I think this piece is very useful. It perfectly epitomizes an attitude which is spreading in some intellectual quarters: use the Covid19 crisis to make some changes permanent, hoping for a world in which people travel less, trade less, rely more on the government. Those on the other side of the debate should take any available opportunity to emphasize that the quarrel is not between those who want to use government capital to satisfy people’s needs, and those who want to use private capital to satisfy people needs: but between those who want the economy to serve the needs of the people, and those who want the economy to supply those goods and services some rulers believe the people should consume.
READER COMMENTS
Don Boudreaux
Sep 28 2020 at 11:05am
Scary stuff from Mazzucato – but, as you note, it’s increasingly par for the “Progressive” course. These people – along with swelling numbers of intellectuals on the political right – seem simply to want to turn the globe into a prison, or series of prisons, with intellectuals as wardens.
Ike Coffman
Sep 29 2020 at 7:31am
OMG, this is quite possibly the worst description of progressive belief that I have ever seen, made worse because it is coming from someone who is generally respected. Progressives want to turn the globe into a prison? Really? Isn’t there another interpretation?

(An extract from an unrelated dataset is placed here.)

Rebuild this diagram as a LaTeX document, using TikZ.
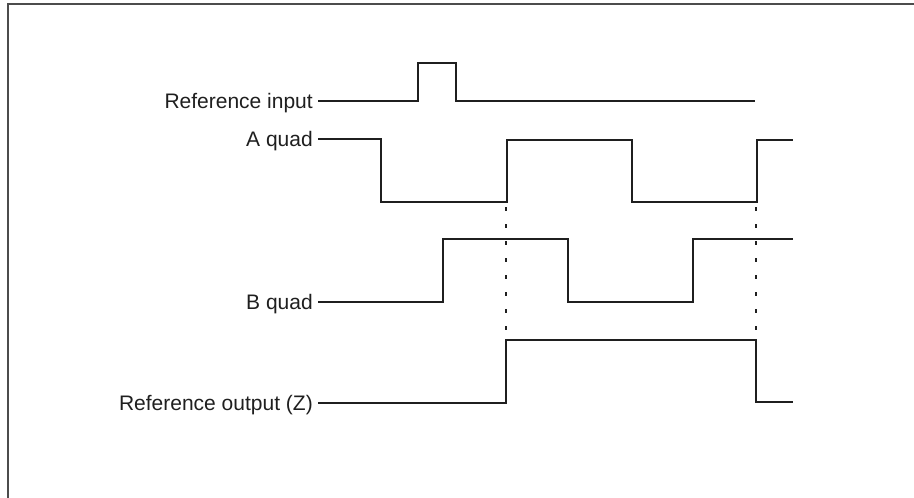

How about this one: progressives see an entirely predictable global crisis occurring right now in real time, one that is arguably existential, and are trying to propose solutions.
Is it really that hard to try to try to see things from other perspectives? I want to say something about tribal polarization here, but I will leave that for another day.
Garrett
Sep 29 2020 at 8:24am
And the solutions tend to be to restrict freedom.
Anders
Oct 12 2020 at 7:40am
This is baffling – I first ran across Mazzucatos work on the role of government spending for innovation. She actually makes a pretty good case that public research, especially in defence, has played a strong, enabling role – and that mechanisms to orient such efforts strategically and recoup some of the returns makes sense. It mirrors my personal solution to the problem of student debt: government pays tuition, and recoups most of it through dedicated levies on future income – making education financially attainable to all, while spending a fraction of what it currently does.
But here, not only does she base her argument on a worst-case scenario that no climate scientist find anywhere near likely; she also assumes that a radical cut in CO2 emissions at this particular stage would make a difference – a particularly mind-boggling one, as human emissions stand for 5% of Co2 in the athmosphere, and CO2 itself makes up only a fraction of total greenhouse gases – and as we know little about ocean absorption, sun spots, cloud projections, and the like.
While we should treat disastrous climate change the way we treat the threat of nuclear war, as unlikely events that nevertheless because of their effects warrant intervention, advocating such a radical cut to liberty and poverty reduction is a far cry from the progressive yet thoughtful advocacy for a productive role of Government through which I got to know her. Perhaps the worst of it is that such a scenario would, just like with Covid-restrictions, disproportionately affect the poor – almost all of the job cuts affected, in the US, people who make less than 60 k a year.
What worries me the most: if all we have to choose from is alarmism and denial (not of climate change; but of the need to take strong measures), then how on earth are we going to forge a consensus and create a dynamic around measures proposed by the likes of Lomborg and Nordhaus, which clearly show that we can radically reduce emissions at modest short-term costs and with positive long term economic AND environmental benefits? We have ran out of things before – and almost always find solutions that were even better (think of the switch from guano to synthetic fertilisers).